Radio Deep Space des phénomènes paranormaux révélateurs
Plutôt que de démystifier les activités paranormales, des chercheurs de diverses disciplines étudient leur pouvoir attractif et ce qu’ils révèlent sur la nature humaine.
Shag Harbour, Nouvelle-Écosse, le 4 octobre 1967. Des lumières orangées se mettent à clignoter dans le ciel nocturne. Des témoins de ce village de pêcheurs affirmeront avoir vu un objet s’écraser dans l’eau. La recherche de survivants se met en branle, menée par les pêcheurs, puis par les autorités. Aucune épave n’est repérée, mais une écume jaunâtre flotte sur l’eau.

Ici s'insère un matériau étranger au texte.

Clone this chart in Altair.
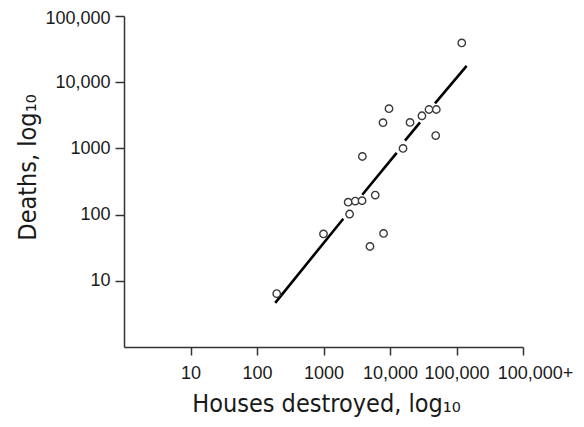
import altair as alt
import pandas as pd

# Scatter data (houses destroyed vs deaths)
houses = [198, 1000, 2350, 3000, 3800, 2470, 6000, 3840, 5000, 8000,
          7850, 9660, 15700, 20000, 30200, 38600, 49700, 48700, 120000]
deaths = [6.4, 51, 154, 160, 162, 102, 197, 755, 33, 52,
          2450, 3980, 1000, 2470, 3110, 3870, 3870, 1560, 39200]

# Fitted regression line, drawn as broken segments (start/end of each piece)
fit_x_start = [188, 3830, 16800, 47500]
fit_x_end = [1985, 12600, 28300, 142000]
fit_y_start = [4.65, 199.5, 1310, 4780]
fit_y_end = [86.7, 855, 2470, 17650]

x_tick_values = [10, 100, 1000, 10000, 100000, 1000000]
x_tick_labels = ["10", "100", "1000", "10,000", "100,000", "100,000+"]
y_tick_values = [10, 100, 1000, 10000, 100000]
y_tick_labels = ["10", "100", "1000", "10,000", "100,000"]

pts = pd.DataFrame({"houses": houses, "deaths": deaths})
fit = pd.DataFrame({"x1": fit_x_start, "x2": fit_x_end,
                    "y1": fit_y_start, "y2": fit_y_end})


def label_expr(values, labels):
    expr = "''"
    for v, l in zip(reversed(values), reversed(labels)):
        expr = f"datum.value == {v} ? '{l}' : ({expr})"
    return expr


FONT = "Liberation Sans"
TFONT = "Liberation Sans Narrow, DejaVu Sans Condensed, Liberation Sans"
TXT = "#1a1a1a"
AX = "#333333"

x_scale = alt.Scale(type="log", domain=[1, 1000000], nice=False)
y_scale = alt.Scale(type="log", domain=[1, 100000], nice=False)

x_axis = alt.Axis(
    values=x_tick_values,
    labelExpr=label_expr(x_tick_values, x_tick_labels),
    title="Houses destroyed, log₁₀",
    grid=False, labelOverlap=False, labelFlush=False, labelBound=False,
    tickSize=8, labelPadding=9,
    labelOffset={"condition": {"test": "datum.value >= 1000000", "value": 12}, "value": 0},
    titleX=202, titleY=64, titleBaseline="alphabetic", titleAlign="center",
)
y_axis = alt.Axis(
    values=y_tick_values,
    labelExpr=label_expr(y_tick_values, y_tick_labels),
    title="Deaths, log₁₀",
    grid=False, labelOverlap=False, labelFlush=False, labelBound=False,
    tickSize=9, labelPadding=5,
    labelOffset={"condition": {"test": "datum.value >= 100000", "value": 2}, "value": 0},
    titleX=-89, titleY=151, titleBaseline="alphabetic", titleAlign="center", titleAngle=270,
)

line = alt.Chart(fit).mark_rule(color="black", strokeWidth=2.6).encode(
    x=alt.X("x1:Q", scale=x_scale, axis=x_axis),
    x2="x2:Q",
    y=alt.Y("y1:Q", scale=y_scale, axis=y_axis),
    y2="y2:Q",
)
points = alt.Chart(pts).mark_point(shape="circle", fill="white", fillOpacity=1,
                                   stroke="#3a3a3a", size=55,
                                   strokeWidth=1.4, opacity=1).encode(
    x=alt.X("houses:Q", scale=x_scale),
    y=alt.Y("deaths:Q", scale=y_scale),
)

chart = alt.layer(line, points).properties(
    width=399, height=331,
    autosize=alt.AutoSizeParams(type="none"),
    padding={"left": 116, "top": 8, "right": 53, "bottom": 72},
).configure_view(stroke=None).configure_axis(
    domainColor=AX, tickColor=AX, domainWidth=1.5, tickWidth=1.5,
    labelFont=FONT, labelFontSize=18, labelColor=TXT,
    titleFont=TFONT, titleFontSize=25, titleColor=TXT, titleFontWeight="normal",
)

chart.save("out.html", embed_options={"renderer": "svg", "actions": False})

Ce curieux incident a été rapporté dans les journaux et a déclenché une enquête du gouvernement, avant de tomber dans l’oubli. Puis, au tournant du millénaire, des livres et des documentaires ont commencé à paraître sur l’ « affaire Roswell du Canada » (en référence à l’incident survenu en 1947 à Roswell, au Nouveau-Mexique, que les conspirationnistes ont qualifié d’opération de dissimulation d’un ovni). L’histoire sert maintenant de mini-moteur économique : Shag Harbour compte un centre d’interprétation sur le sujet et accueille un festival annuel, durant lequel les passionnés d’OVNIS se remémorent l’incident et discutent d’extraterrestres et de complicité du gouvernement.
Selon Noah Morritt, doctorant en folklore à l’Université Memorial, cette histoire n’est pas qu’un moment étrange de l’histoire du Canada, mais une mine de renseignements sur la nature humaine. M. Morritt étudie les politiques de la Guerre froide ainsi que l’évolution des récits d’apparitions d’ovnis et leur incidence sur les populations locales, particulièrement des baptistes croyants. « On y voit l’importance des traditions et la recherche de sens dans le monde dans lequel nous vivons », affirme-t-il.
M. Morritt fait partie d’un petit groupe de chercheurs qui examinent la réaction des gens devant les phénomènes paranormaux, soit les incidents inexplicables scientifiquement, comme l’apparition d’ovnis, les enlèvements par des extraterrestres ou les motifs tracés dans les champs. Ces chercheurs de plus en plus nombreux ne tentent généralement pas d’expliquer ces phénomènes ni de démontrer leur absurdité. Ils se penchent plutôt sur la façon dont les gens composent avec ce qu’ils ne comprennent pas.
Voilà une poursuite futile, non ? Les Universitaires « sérieux » pourraient même y voir une quête injustifiée, ce qui serait bien dommage selon Paul Kingsbury, professeur au département de géographie à l’Université Simon Fraser. Dans un article paru dans The Conversation Canada, il soutient qu’ « en raison du scepticisme manifesté en sciences humaines à l’endroit des expériences et des phénomènes paranormaux, peu d’études critiques ont porté sur la réaction des gens devant l’inexplicable ».
Selon les chercheurs qui s’y intéressent, il serait fructueux d’examiner les phénomènes paranormaux sous un nouvel angle, sans porter de jugement. « Doit-on rejeter certaines expériences parce qu’elles sont étranges et extraordinaires ? Je ne le crois pas. Nous devons nous interroger de façon sérieuse et critique », soutient M. Morritt. Cette démarche soulève des questions importantes sur la collectivité, les croyances, les traditions et le savoir. Écarter le surnaturel et l’inexplicable nous a empêchés de comprendre certains aspects fondamentaux de la nature humaine, poursuit-il.